Short task:
Repeat the material below exactly, with no pictures.
☆ ☆ ☆
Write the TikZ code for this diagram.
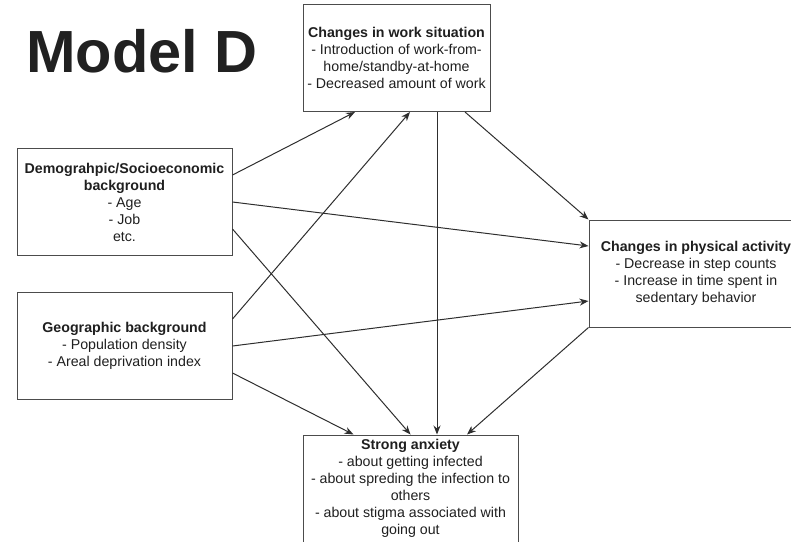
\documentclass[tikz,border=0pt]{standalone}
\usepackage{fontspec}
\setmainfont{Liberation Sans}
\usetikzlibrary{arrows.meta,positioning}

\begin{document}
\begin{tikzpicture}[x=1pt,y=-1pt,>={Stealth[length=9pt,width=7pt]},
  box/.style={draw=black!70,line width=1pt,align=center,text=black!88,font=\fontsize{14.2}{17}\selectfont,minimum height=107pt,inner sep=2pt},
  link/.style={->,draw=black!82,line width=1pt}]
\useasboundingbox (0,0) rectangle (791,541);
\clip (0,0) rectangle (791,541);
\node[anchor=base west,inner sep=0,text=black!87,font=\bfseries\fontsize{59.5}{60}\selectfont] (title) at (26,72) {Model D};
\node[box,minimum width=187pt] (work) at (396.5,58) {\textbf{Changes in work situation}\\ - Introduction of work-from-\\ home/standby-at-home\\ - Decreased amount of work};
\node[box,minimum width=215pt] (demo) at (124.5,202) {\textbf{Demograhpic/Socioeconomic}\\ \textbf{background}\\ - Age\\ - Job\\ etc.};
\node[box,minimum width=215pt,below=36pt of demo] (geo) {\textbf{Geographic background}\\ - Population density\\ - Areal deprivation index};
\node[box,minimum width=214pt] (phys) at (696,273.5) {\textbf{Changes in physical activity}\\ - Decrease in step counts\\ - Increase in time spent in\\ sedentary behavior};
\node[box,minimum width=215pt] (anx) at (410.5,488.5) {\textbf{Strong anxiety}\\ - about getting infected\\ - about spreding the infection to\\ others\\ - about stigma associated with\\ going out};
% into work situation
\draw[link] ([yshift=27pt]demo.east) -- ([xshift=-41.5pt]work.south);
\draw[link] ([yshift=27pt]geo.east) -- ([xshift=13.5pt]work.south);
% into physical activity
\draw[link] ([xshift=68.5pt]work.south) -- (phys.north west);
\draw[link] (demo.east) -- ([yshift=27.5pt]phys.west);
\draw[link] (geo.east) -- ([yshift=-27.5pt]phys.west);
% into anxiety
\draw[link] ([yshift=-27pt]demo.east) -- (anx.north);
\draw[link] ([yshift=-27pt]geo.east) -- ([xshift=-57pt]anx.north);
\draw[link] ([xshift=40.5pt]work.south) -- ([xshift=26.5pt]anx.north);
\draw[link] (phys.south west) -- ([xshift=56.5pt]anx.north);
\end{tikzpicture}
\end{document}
☆ ☆ ☆
Correct output:
Write the TikZ code for this diagram.
\documentclass[tikz,border=0pt]{standalone}
\usepackage{fontspec}
\setmainfont{Liberation Sans}
\usetikzlibrary{arrows.meta,positioning}

\begin{document}
\begin{tikzpicture}[x=1pt,y=-1pt,>={Stealth[length=9pt,width=7pt]},
  box/.style={draw=black!70,line width=1pt,align=center,text=black!88,font=\fontsize{14.2}{17}\selectfont,minimum height=107pt,inner sep=2pt},
  link/.style={->,draw=black!82,line width=1pt}]
\useasboundingbox (0,0) rectangle (791,541);
\clip (0,0) rectangle (791,541);
\node[anchor=base west,inner sep=0,text=black!87,font=\bfseries\fontsize{59.5}{60}\selectfont] (title) at (26,72) {Model D};
\node[box,minimum width=187pt] (work) at (396.5,58) {\textbf{Changes in work situation}\\ - Introduction of work-from-\\ home/standby-at-home\\ - Decreased amount of work};
\node[box,minimum width=215pt] (demo) at (124.5,202) {\textbf{Demograhpic/Socioeconomic}\\ \textbf{background}\\ - Age\\ - Job\\ etc.};
\node[box,minimum width=215pt,below=36pt of demo] (geo) {\textbf{Geographic background}\\ - Population density\\ - Areal deprivation index};
\node[box,minimum width=214pt] (phys) at (696,273.5) {\textbf{Changes in physical activity}\\ - Decrease in step counts\\ - Increase in time spent in\\ sedentary behavior};
\node[box,minimum width=215pt] (anx) at (410.5,488.5) {\textbf{Strong anxiety}\\ - about getting infected\\ - about spreding the infection to\\ others\\ - about stigma associated with\\ going out};
% into work situation
\draw[link] ([yshift=27pt]demo.east) -- ([xshift=-41.5pt]work.south);
\draw[link] ([yshift=27pt]geo.east) -- ([xshift=13.5pt]work.south);
% into physical activity
\draw[link] ([xshift=68.5pt]work.south) -- (phys.north west);
\draw[link] (demo.east) -- ([yshift=27.5pt]phys.west);
\draw[link] (geo.east) -- ([yshift=-27.5pt]phys.west);
% into anxiety
\draw[link] ([yshift=-27pt]demo.east) -- (anx.north);
\draw[link] ([yshift=-27pt]geo.east) -- ([xshift=-57pt]anx.north);
\draw[link] ([xshift=40.5pt]work.south) -- ([xshift=26.5pt]anx.north);
\draw[link] (phys.south west) -- ([xshift=56.5pt]anx.north);
\end{tikzpicture}
\end{document}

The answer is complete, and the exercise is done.